Woodhill Racing Estate-based Glen Kotzen expects this filly, Party Crasher, to go close in a Novice Plate over 1200m at Durbanville on Saturday.
This classy Philanthropist filly is the latest racing progeny of the outstanding mare First Arrival. Her full-brother is lot 95 on the CTS Ready To Run Sale, which takes place at Durbanville on Saturday evening.
Party Crasher is one of Kotzen’s hopefuls for the Cape Summer Of Champions Season. He said, “She is a proper filly. We would have preferred it to be over 1400m on Saturday, but if she wins she will go for the Choice Carriers.”
Party Crasher was green on debut over the Durbanville 1200m. She ran around in the straight after turning for home near the back and clearly did not know what it was all about. Greg Cheyne eventually switched her outward well away from the pack. When he asked the question she displayed an instant turn of foot and cantered past the leaders in nonchalant style. She won going away by 1,25 lengths with ears pricked. Her odds of 6/1 were generous in retrospect. It was not the strongest of fields, but there is clearly a lot more to come.
Kotzen was the underbidder for the Hallmark Thoroughbreds-bred Party Crasher at the National Yearling Sales last year.

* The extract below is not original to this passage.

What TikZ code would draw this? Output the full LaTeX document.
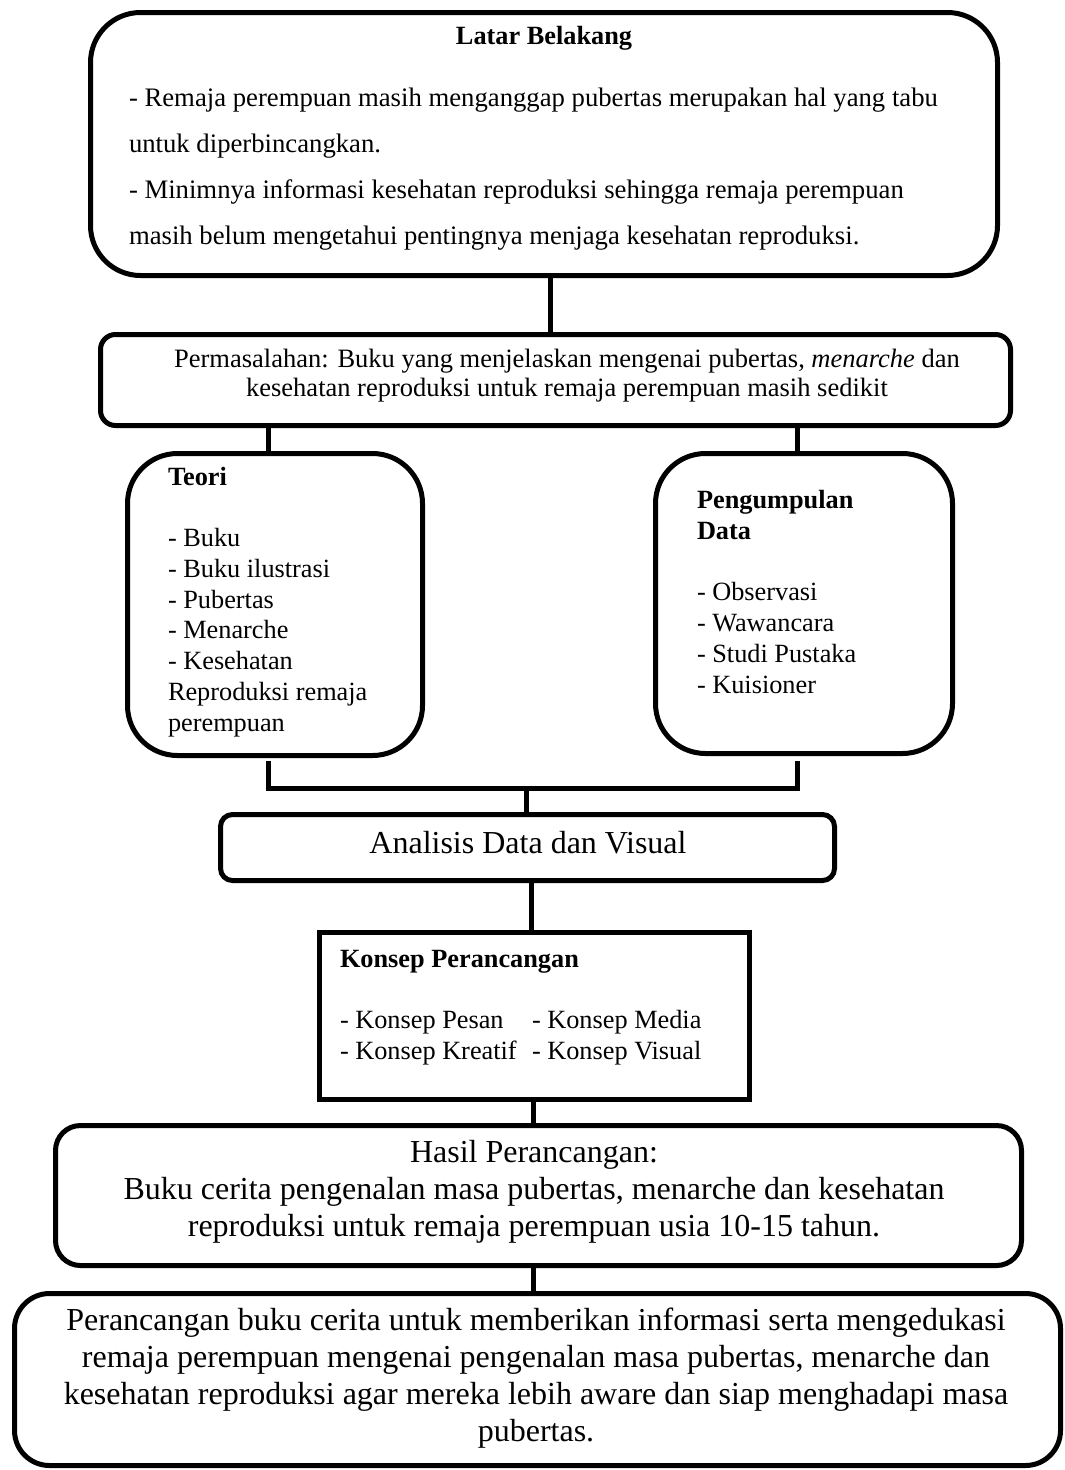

She went for R650,000, snapped up by the outstanding breeders, Varsfontein Stud, who obviously recognised her ready-made paddock value. Party Crasher is a half-sister to the like of Gr 1 winners Let’s Rock’n Roll, In The Fast Lane and Rock The Country, and to Gr 2 winner Light The Lights.
Kotzen asked the Kalmansons of Varsfontein if he could train her. As trainer of Light The Lights, he was the natural choice. Light The Lights, by Western Winter, was a late maturing sort and also needed the gelding which was only done after he had turned four-years of age. He finally fulfilled his potential when sauntering home in the Gr 2 Peninsula Handicap over 1800m at Kenilworth on L’Ormarin’s Queen’s Plate day this year. He followed that with an excellent 4,8 length fourth in this year’s J&B Met, despite being the joint worst weighted horse in the field on official merit ratings.

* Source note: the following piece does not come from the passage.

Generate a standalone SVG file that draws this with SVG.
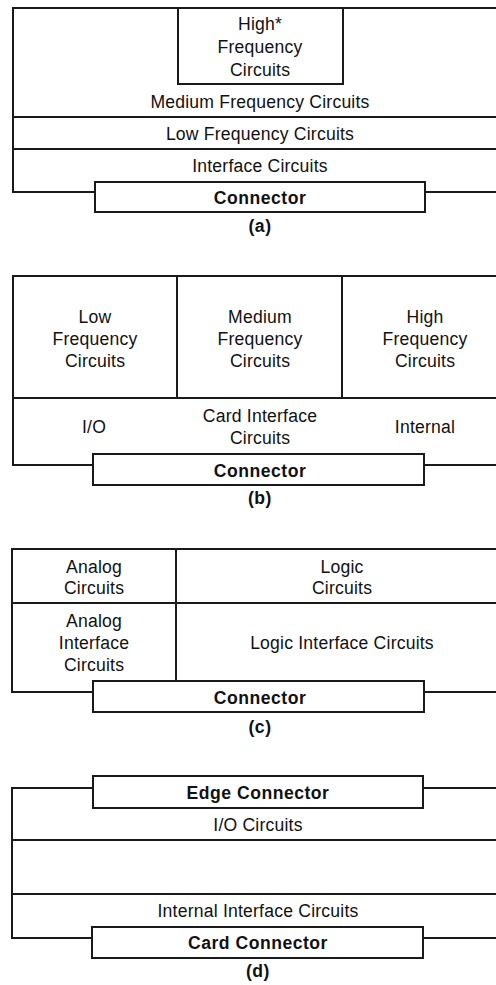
<svg xmlns="http://www.w3.org/2000/svg" width="496" height="985" viewBox="0 0 496 985">
<style>
.ln{fill:none;stroke:#1a1a1a;stroke-width:2}
.bx{fill:#fff;stroke:#1a1a1a;stroke-width:2}
text{font-family:"Liberation Sans",Arial,sans-serif;font-size:17.6px;fill:#111;text-anchor:middle;letter-spacing:0.2px}
.b{font-weight:bold;letter-spacing:0.5px}
</style>
<rect width="496" height="985" fill="#fff"/>
<!-- (a) -->
<g id="panel-a">
<g id="connectors-a">
<path class="ln" d="M496 8 H13 V192 H95 M425 192 H496"/>
<path class="ln" d="M13 117 H496 M13 149 H496"/>
</g>
<g id="a-high"><rect class="bx" x="178" y="8" width="165" height="76"/><text x="260" y="30">High*</text><text x="260" y="53">Frequency</text><text x="260" y="76">Circuits</text></g>
<g id="a-medium"><text x="260" y="108">Medium Frequency Circuits</text></g>
<g id="a-low"><text x="260" y="140">Low Frequency Circuits</text></g>
<g id="a-interface"><text x="260" y="172">Interface Circuits</text></g>
<g id="a-connector"><rect class="bx" x="95" y="182" width="330" height="30"/><text class="b" x="260" y="204">Connector</text></g>
<text class="b" x="260" y="232">(a)</text>
</g>
<!-- (b) -->
<g id="panel-b">
<g id="connectors-b">
<path class="ln" d="M496 276 H13 V465 H93 M425 465 H496"/>
<path class="ln" d="M13 398 H496 M177 276 V398 M342 276 V398"/>
</g>
<g id="b-low"><text x="95" y="323">Low</text><text x="95" y="345">Frequency</text><text x="95" y="367">Circuits</text></g>
<g id="b-medium"><text x="260" y="323">Medium</text><text x="260" y="345">Frequency</text><text x="260" y="367">Circuits</text></g>
<g id="b-high"><text x="425" y="323">High</text><text x="425" y="345">Frequency</text><text x="425" y="367">Circuits</text></g>
<g id="b-io"><text x="94" y="433">I/O</text></g>
<g id="b-card"><text x="260" y="422">Card Interface</text><text x="260" y="444">Circuits</text></g>
<g id="b-internal"><text x="425" y="433">Internal</text></g>
<g id="b-connector"><rect class="bx" x="93" y="454" width="331" height="31"/><text class="b" x="260" y="477">Connector</text></g>
<text class="b" x="260" y="504">(b)</text>
</g>
<!-- (c) -->
<g id="panel-c">
<g id="connectors-c">
<path class="ln" d="M496 549 H12 V692 H93 M424 692 H496"/>
<path class="ln" d="M12 603 H496 M176 549 V681"/>
</g>
<g id="c-analog"><text x="94" y="573">Analog</text><text x="94" y="594">Circuits</text></g>
<g id="c-logic"><text x="342" y="573">Logic</text><text x="342" y="594">Circuits</text></g>
<g id="c-analog-if"><text x="94" y="627">Analog</text><text x="94" y="649">Interface</text><text x="94" y="671">Circuits</text></g>
<g id="c-logic-if"><text x="342" y="649">Logic Interface Circuits</text></g>
<g id="c-connector"><rect class="bx" x="93" y="681" width="331" height="31"/><text class="b" x="260" y="704">Connector</text></g>
<text class="b" x="260" y="733">(c)</text>
</g>
<!-- (d) -->
<g id="panel-d">
<g id="connectors-d">
<path class="ln" d="M93 788 H12 V938 H93 M423 788 H496 M423 938 H496"/>
<path class="ln" d="M12 840 H496 M12 894 H496"/>
</g>
<g id="d-edge"><rect class="bx" x="93" y="776" width="330" height="32"/><text class="b" x="258" y="799">Edge Connector</text></g>
<g id="d-io"><text x="258" y="831">I/O Circuits</text></g>
<g id="d-internal"><text x="258" y="917">Internal Interface Circuits</text></g>
<g id="d-card"><rect class="bx" x="92" y="927" width="331" height="31"/><text class="b" x="258" y="949">Card Connector</text></g>
<text class="b" x="258" y="977">(d)</text>
</g>
</svg>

The quality of that performance was stamped in no uncertain terms when he was bought into the Mike de Kock yard and put on the next overseas float. He is currently being prepared out of Abington Place in Newmarket for next year’s Dubai Carnival. Light The Lights’ magnificent turn of foot and sustained finish had been seen early in his career, particularly in a Listed race at Fairview, which he won comfortably. His coltish issues plagued the rest of his three-year-old career, although he did manage a decent 2,5 length third to The Conglomerate in the Gr 2 KRA Guineas at Greyville last year.

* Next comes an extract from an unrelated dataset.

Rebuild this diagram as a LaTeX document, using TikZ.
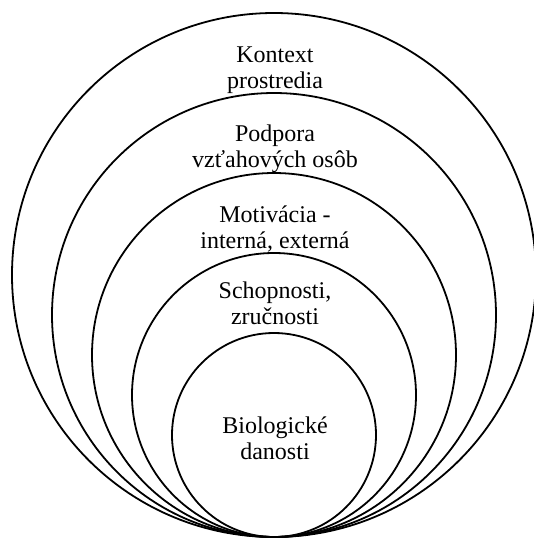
\documentclass[tikz,border=0pt]{standalone}
\usepackage{fontspec}
\setmainfont{Liberation Serif}
\begin{document}
\begin{tikzpicture}[x=1pt, y=-1pt,
    ring/.style={line width=1.8pt},
    lbl/.style={align=center, anchor=base, font=\fontsize{24}{25.5}\selectfont}]
    \useasboundingbox (0, 0) rectangle (534, 539);

    % Nested circles, all touching at the bottom
    \foreach \r in {262, 222, 182, 142, 102}
        \draw [ring] (274, {537-\r}) circle [radius=\r pt];

    % Labels (anchored at the baseline of the last line)
    \node [lbl] (kontext) at (275, 88) {Kontext\\prostredia};
    \node [lbl] (podpora) at (275, 167) {Podpora\\vzťahových osôb};
    \node [lbl] (motivacia) at (275, 248) {Motivácia -\\interná, externá};
    \node [lbl] (schopnosti) at (275, 324) {Schopnosti,\\zručnosti};
    \node [lbl] (danosti) at (275, 459) {Biologické\\danosti};
\end{tikzpicture}
\end{document}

Party Crasher looks a similar type. The Gr 2 Choice Carriers Championships for three-year-old fillies takes place on October 29 over 1400m on the Kenilworth winter course and it will be no surprise to see her being a leading contender.
Another promising filly in the Kotzen yard is the four-year-old Silvano filly Silvan Star. She was eye-catching as a three-year-old, but a bad draw on Met day followed by travel sickness and “foot abscess after foot abscess” in KZN saw her season severely curtailed. However, she showed her class in her seasonal reappearance on September 24 when cruising to a 2,25 length win over 1600m at Durbanville in a Novice Plate. Unfortunately, her merit rating of only 83 will make it difficult for her to get into the feature races, but she is certainly one to follow in handicaps.
Kotzen has high hopes for the four-year-old Var filly Our Destiny. She finished second at odds of 100/1 in last season’s Gr 1 WSB Cape Fillies Guineas. However, he is going to keep her to sprints this season. There are certainly a lot of opportunities for sprinting fillies during the Cape Summer.
He also rates the Trippi colt Gold Standard, whose grand dam is the great Olympic Duel. In his third start on October 5, he jumped from a wide draw over 1600m at Durbanville in a Maiden Plate and ran on strongly to win by 3,25 lengths.
Kotzen said, “Everybody was raving about Craven (who won by two lengths over the same course and distance in the next race), but Gold Standard’s time was better and he won by further.” Kotzen concluded about Gold Standard, “He is more of a Derby horse.”